Effective Speech Shows Clear and Cogent Organization of Ideas.
Basic Principles of Speech 4th Edition (Sarett/Sarett/Foster)

Effective Essays Show Clear and Cogent Organization of Ideas.
(Initial principle modified to apply to the writing of brief essays.)
Clear defined:
  • Easy to perceive, understand, or interpret: the voice on the telephone was clear and strong; clear and precise directions; her handwriting was clear; am I making myself clear?
  • leaving no doubt; obvious or unambiguous: it was clear that they were in a trap; a clear case of poisoning.
  • having or feeling no doubt or confusion: every student must be clear about what is expected.
(New Oxford American Dictionary)

Cogent defined:

Powerfully persuasive
"a cogent argument"
(WordWeb Pro)
  1. (esp of an argument) powerful
  2. Convincing
(Chambers Dictionary 13th Edition)

It is riveting to hear clear and cogent speech.  It is dismaying to be caught in a morass of verbiage that hides more than it reveals.  The reason is simple.  Obfuscation is obvious and maddening.  It wastes everyone’s time.

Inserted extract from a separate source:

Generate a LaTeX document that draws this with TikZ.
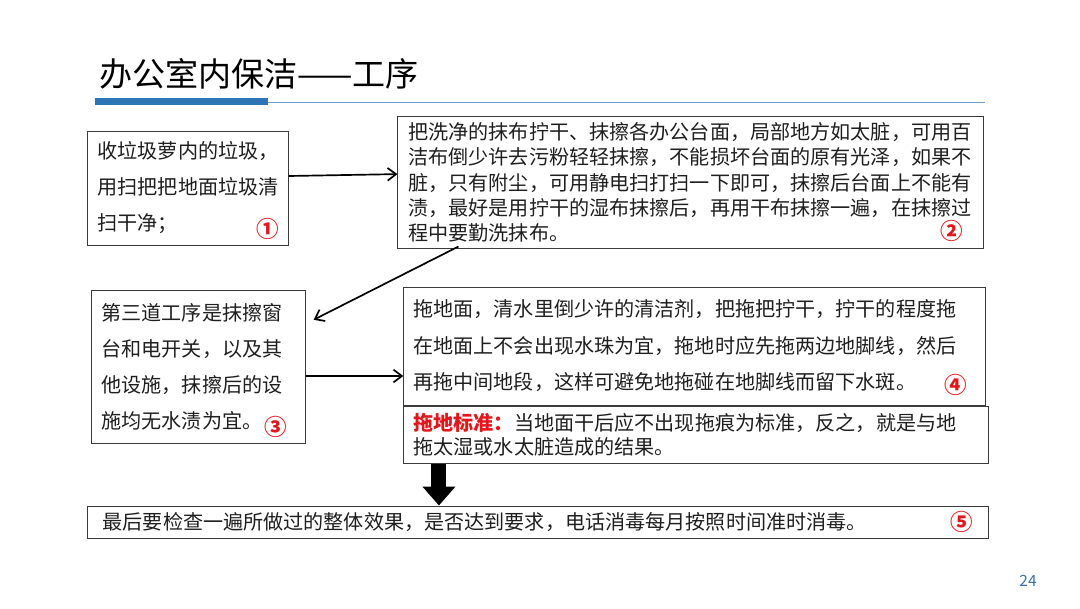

Our judgment of speech is remarkably value free.  We may fundamentally disagree with a clear and cogent speaker and frustratingly agree with an inept one.  That is, we can freely admit that the speaker we disagree with is highly skilled while the one we agree with only manages to stumble along.

The power of ideas to a significant extent depends on the how they are expressed.  In an essay I could write “It has come to my attention that several matters need to be addressed” or I could write instead “Houston, we have a problem.” Clearly, in writing as in speech, one should aim directly for the target then let the arrow fly.